----- Dataset section -----
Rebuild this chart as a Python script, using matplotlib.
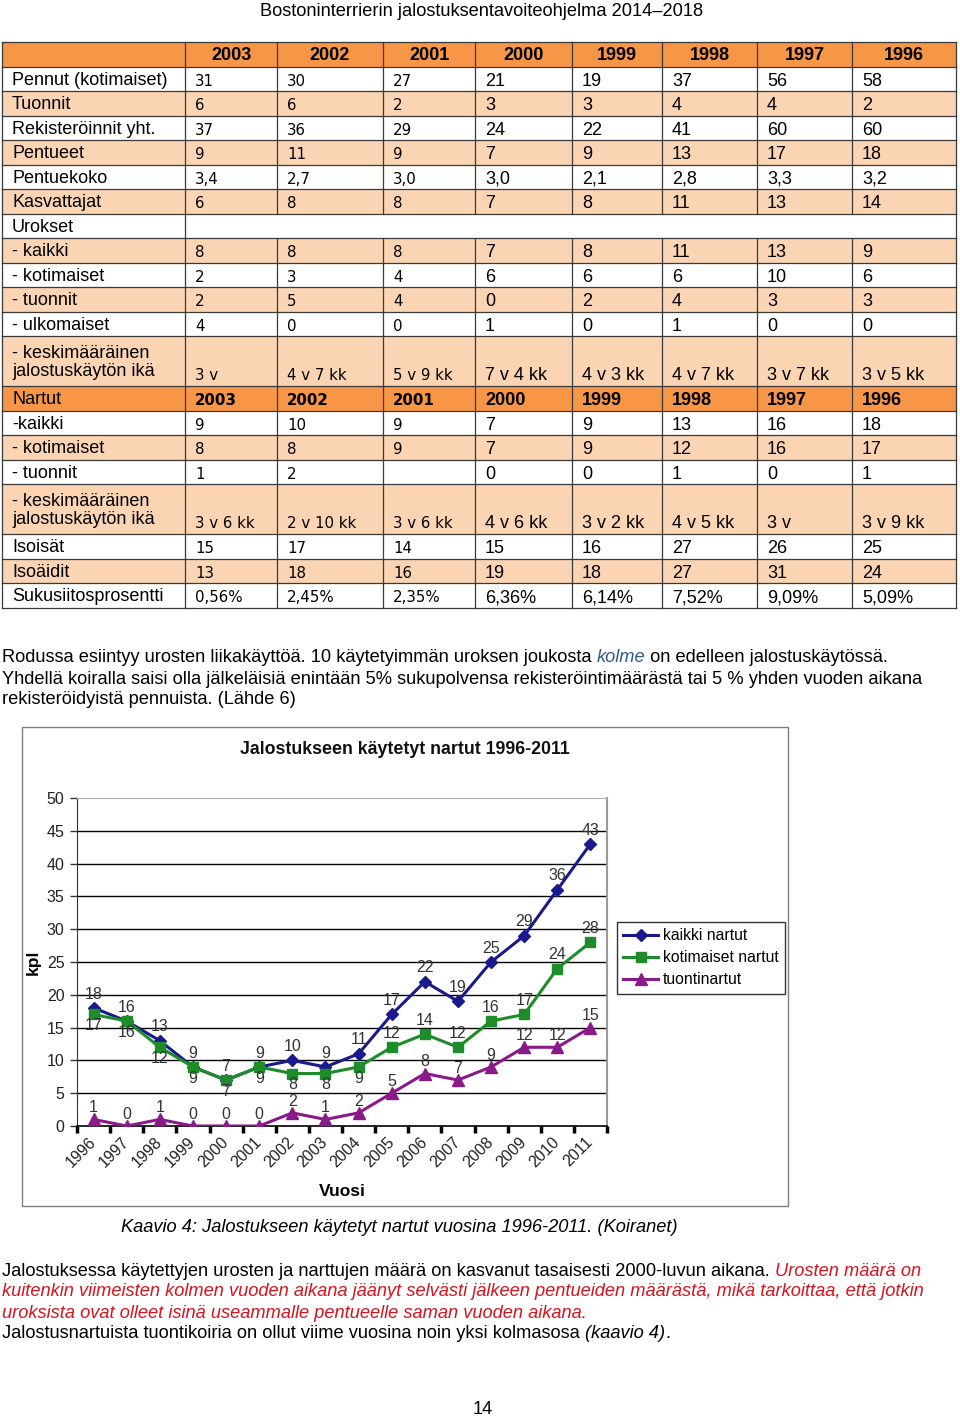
import matplotlib
matplotlib.use('Agg')
import matplotlib.pyplot as plt
from matplotlib.patches import Rectangle
from matplotlib.font_manager import FontProperties

plt.rcParams['font.family'] = ['Liberation Sans', 'DejaVu Sans']

# table data (columns 2003 -> 1996)
table_years = ['2003', '2002', '2001', '2000', '1999', '1998', '1997', '1996']
pennut = ['31', '30', '27', '21', '19', '37', '56', '58']
tuonnit = ['6', '6', '2', '3', '3', '4', '4', '2']
rekisteroinnit = ['37', '36', '29', '24', '22', '41', '60', '60']
pentueet = ['9', '11', '9', '7', '9', '13', '17', '18']
pentuekoko = ['3,4', '2,7', '3,0', '3,0', '2,1', '2,8', '3,3', '3,2']
kasvattajat = ['6', '8', '8', '7', '8', '11', '13', '14']
urokset_kaikki = ['8', '8', '8', '7', '8', '11', '13', '9']
urokset_kotimaiset = ['2', '3', '4', '6', '6', '6', '10', '6']
urokset_tuonnit = ['2', '5', '4', '0', '2', '4', '3', '3']
urokset_ulkomaiset = ['4', '0', '0', '1', '0', '1', '0', '0']
urokset_ika = ['3 v', '4 v 7 kk', '5 v 9 kk', '7 v 4 kk', '4 v 3 kk', '4 v 7 kk', '3 v 7 kk', '3 v 5 kk']
nartut_kaikki = ['9', '10', '9', '7', '9', '13', '16', '18']
nartut_kotimaiset = ['8', '8', '9', '7', '9', '12', '16', '17']
nartut_tuonnit = ['1', '2', '', '0', '0', '1', '0', '1']
nartut_ika = ['3 v 6 kk', '2 v 10 kk', '3 v 6 kk', '4 v 6 kk', '3 v 2 kk', '4 v 5 kk', '3 v', '3 v 9 kk']
isoisat = ['15', '17', '14', '15', '16', '27', '26', '25']
isoaidit = ['13', '18', '16', '19', '18', '27', '31', '24']
sukusiitos = ['0,56%', '2,45%', '2,35%', '6,36%', '6,14%', '7,52%', '9,09%', '5,09%']

# chart data
chart_years = ['1996', '1997', '1998', '1999', '2000', '2001', '2002', '2003',
               '2004', '2005', '2006', '2007', '2008', '2009', '2010', '2011']
kaikki = [18, 16, 13, 9, 7, 9, 10, 9, 11, 17, 22, 19, 25, 29, 36, 43]
kotimaiset = [17, 16, 12, 9, 7, 9, 8, 8, 9, 12, 14, 12, 16, 17, 24, 28]
tuonti = [1, 0, 1, 0, 0, 0, 2, 1, 2, 5, 8, 7, 9, 12, 12, 15]

ORANGE = '#F79646'
PEACH = '#FBD4B4'
LINE = '#3a3a3a'
RED = '#D7141E'
BLUE_TXT = '#30598a'
BODY = 13.15

fig = plt.figure(figsize=(9.6, 14.18), dpi=100)
bg = fig.add_axes([0, 0, 1, 1])
bg.set_xlim(0, 960)
bg.set_ylim(1418, 0)
bg.axis('off')
renderer = fig.canvas.get_renderer()

bg.text(482, 11, 'Bostoninterrierin jalostuksentavoiteohjelma 2014\u20132018',
        ha='center', va='center', fontsize=BODY)

# ---- table ----
rows = [
    ('', table_years, 'head'),
    ('Pennut (kotimaiset)', pennut, 'w'),
    ('Tuonnit', tuonnit, 'p'),
    ('Rekisteröinnit yht.', rekisteroinnit, 'w'),
    ('Pentueet', pentueet, 'p'),
    ('Pentuekoko', pentuekoko, 'w'),
    ('Kasvattajat', kasvattajat, 'p'),
    ('Urokset', None, 'w'),
    ('- kaikki', urokset_kaikki, 'p'),
    ('- kotimaiset', urokset_kotimaiset, 'w'),
    ('- tuonnit', urokset_tuonnit, 'p'),
    ('- ulkomaiset', urokset_ulkomaiset, 'w'),
    ('- keskimääräinen\njalostuskäytön ikä', urokset_ika, 'p'),
    ('Nartut', table_years, 'sub'),
    ('-kaikki', nartut_kaikki, 'w'),
    ('- kotimaiset', nartut_kotimaiset, 'p'),
    ('- tuonnit', nartut_tuonnit, 'w'),
    ('- keskimääräinen\njalostuskäytön ikä', nartut_ika, 'p'),
    ('Isoisät', isoisat, 'w'),
    ('Isoäidit', isoaidit, 'p'),
    ('Sukusiitosprosentti', sukusiitos, 'w'),
]
col_edges = [2, 185, 277, 383, 475, 572, 662, 757, 852, 956]
fills = {'head': ORANGE, 'sub': ORANGE, 'w': 'white', 'p': PEACH}

y = 42
for label, vals, kind in rows:
    h = 50 if '\n' in label else 24.5
    bg.add_patch(Rectangle((col_edges[0], y), col_edges[-1] - col_edges[0], h,
                           facecolor=fills[kind], edgecolor='none', zorder=1))
    bg.plot([col_edges[0], col_edges[-1]], [y, y], color=LINE, lw=0.9, zorder=3)
    edges = col_edges if vals is not None else [col_edges[0], col_edges[1], col_edges[-1]]
    for xe in edges:
        bg.plot([xe, xe], [y, y + h], color=LINE, lw=0.9, zorder=3)
    cy = y + h / 2
    if label:
        bg.text(12, cy + 1.5, label, ha='left', va='center', fontsize=13,
                linespacing=1.15, zorder=4)
    if vals is not None:
        vy = y + h - 11 if h > 30 else cy + 2.5
        for i, v in enumerate(vals):
            x0, x1 = col_edges[i + 1], col_edges[i + 2]
            if kind == 'head':
                bg.text((x0 + x1) / 2, cy + 1, v, ha='center', va='center',
                        fontsize=13, fontweight='bold', zorder=4)
                continue
            bold = 'bold' if kind == 'sub' else 'normal'
            if i < 3:
                bg.text(x0 + 10, vy, v, ha='left', va='center', fontsize=10.8,
                        family='DejaVu Sans', fontweight=bold, zorder=4)
            else:
                bg.text(x0 + 10, vy, v, ha='left', va='center', fontsize=13,
                        fontweight=bold, zorder=4)
    y += h
bg.plot([col_edges[0], col_edges[-1]], [y, y], color=LINE, lw=0.9, zorder=3)


# ---- mixed style text lines ----
def text_width(s, size, style):
    fp = FontProperties(family=['Liberation Sans'], size=size, style=style)
    w1 = renderer.get_text_width_height_descent(s + '|', fp, ismath=False)[0]
    w2 = renderer.get_text_width_height_descent('|', fp, ismath=False)[0]
    return w1 - w2


def draw_runs(x, y, parts, size=BODY):
    for txt, color, style in parts:
        bg.text(x, y, txt, color=color, style=style, fontsize=size,
                ha='left', va='center', family=['Liberation Sans'])
        x += text_width(txt, size, style)


draw_runs(2, 658, [('Rodussa esiintyy urosten liikakäyttöä. 10 käytetyimmän uroksen joukosta ', 'black', 'normal'),
                   ('kolme', BLUE_TXT, 'italic'),
                   (' on edelleen jalostuskäytössä.', 'black', 'normal')])
draw_runs(2, 679, [('Yhdellä koiralla saisi olla jälkeläisiä enintään 5% sukupolvensa rekisteröintimäärästä tai 5 % yhden vuoden aikana', 'black', 'normal')])
draw_runs(2, 700, [('rekisteröidyistä pennuista. (Lähde 6)', 'black', 'normal')])

draw_runs(121, 1228, [('Kaavio 4: Jalostukseen käytetyt nartut vuosina 1996-2011. (Koiranet)', 'black', 'italic')])

draw_runs(2, 1271, [('Jalostuksessa käytettyjen urosten ja narttujen määrä on kasvanut tasaisesti 2000-luvun aikana. ', 'black', 'normal'),
                    ('Urosten määrä on', RED, 'italic')])
draw_runs(2, 1292, [('kuitenkin viimeisten kolmen vuoden aikana jäänyt selvästi jälkeen pentueiden määrästä, mikä tarkoittaa, että jotkin', RED, 'italic')])
draw_runs(2, 1313, [('uroksista ovat olleet isinä useammalle pentueelle saman vuoden aikana.', RED, 'italic')])
draw_runs(2, 1334, [('Jalostusnartuista tuontikoiria on ollut viime vuosina noin yksi kolmasosa ', 'black', 'normal'),
                    ('(kaavio 4)', 'black', 'italic'),
                    ('.', 'black', 'normal')])

bg.text(483, 1410, '14', ha='center', va='center', fontsize=BODY)

# ---- chart ----
bg.add_patch(Rectangle((22, 727), 766, 479, facecolor='white', edgecolor='#7f7f7f', lw=1.0, zorder=1))
bg.text(405, 749, 'Jalostukseen käytetyt nartut 1996-2011', ha='center', va='center',
        fontsize=12.8, fontweight='bold', color='#111111')

ax = fig.add_axes([77 / 960, 1 - 1126 / 1418, 530 / 960, 328 / 1418])
ax.set_facecolor('white')
xs = list(range(len(chart_years)))
ax.set_xlim(-0.5, len(chart_years) - 0.5)
ax.set_ylim(0, 50)
ax.set_yticks(range(0, 51, 5))
for yy in range(5, 50, 5):
    ax.axhline(yy, color='black', lw=1.0, zorder=1)
ax.spines['top'].set_color('#b0b0b0')
ax.spines['right'].set_color('#9a9a9a')
ax.spines['right'].set_linewidth(1.5)
ax.spines['left'].set_color('#333333')
ax.spines['bottom'].set_color('black')
ax.spines['bottom'].set_linewidth(1.2)

ax.set_xticks(xs)
ax.set_xticklabels(chart_years, rotation=45, ha='right', va='center', rotation_mode='anchor',
                   fontsize=11.5, color='#222222')
ax.tick_params(axis='x', which='major', length=0, pad=10)
ax.set_xticks([i + 0.5 for i in xs[:-1]] + [-0.5, len(xs) - 0.5], minor=True)
ax.tick_params(axis='x', which='minor', length=5, width=2.5, direction='out', color='black')
ax.tick_params(axis='y', length=5, width=1, color='#333333', labelsize=11.5, labelcolor='#222222', pad=4)

series = [
    (kaikki, '#1a1a8c', 'D', 6, 'kaikki nartut'),
    (kotimaiset, '#1e8c2a', 's', 7.5, 'kotimaiset nartut'),
    (tuonti, '#8a1a8a', '^', 8, 'tuontinartut'),
]
for vals, color, marker, ms, name in series:
    ax.plot(xs, vals, color=color, lw=2.2, marker=marker, ms=ms, label=name, zorder=3)

for i, v in enumerate(kaikki):
    ax.annotate(str(v), (i, v), xytext=(0, 10), textcoords='offset points',
                ha='center', va='center', fontsize=11.5, color='#333333', zorder=4)
for i, v in enumerate(kotimaiset):
    off = -8 if int(chart_years[i]) <= 2004 else 10
    ax.annotate(str(v), (i, v), xytext=(0, off), textcoords='offset points',
                ha='center', va='center', fontsize=11.5, color='#333333', zorder=4)
for i, v in enumerate(tuonti):
    ax.annotate(str(v), (i, v), xytext=(0, 8.5), textcoords='offset points',
                ha='center', va='center', fontsize=11.5, color='#333333', zorder=4)

ax.set_ylabel('kpl', fontsize=12.5, fontweight='bold', labelpad=4)
ax.set_xlabel('Vuosi', fontsize=12.5, fontweight='bold', labelpad=10)

leg = ax.legend(loc='upper left', bbox_to_anchor=(617 / 960, 1 - 922 / 1418),
                bbox_transform=fig.transFigure, borderaxespad=0, frameon=True,
                fancybox=False, edgecolor='black', fontsize=11.3, handlelength=2.2,
                handletextpad=0.3, labelspacing=0.45, borderpad=0.4)
leg.get_frame().set_linewidth(1.0)

fig.savefig('out.png', dpi=100)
-----
● **Problem to work on**
Extract all lines from the data in which "matplotlib" is found.

● **Solution below**
Rebuild this chart as a Python script, using matplotlib.
import matplotlib
matplotlib.use('Agg')
import matplotlib.pyplot as plt
from matplotlib.patches import Rectangle
from matplotlib.font_manager import FontProperties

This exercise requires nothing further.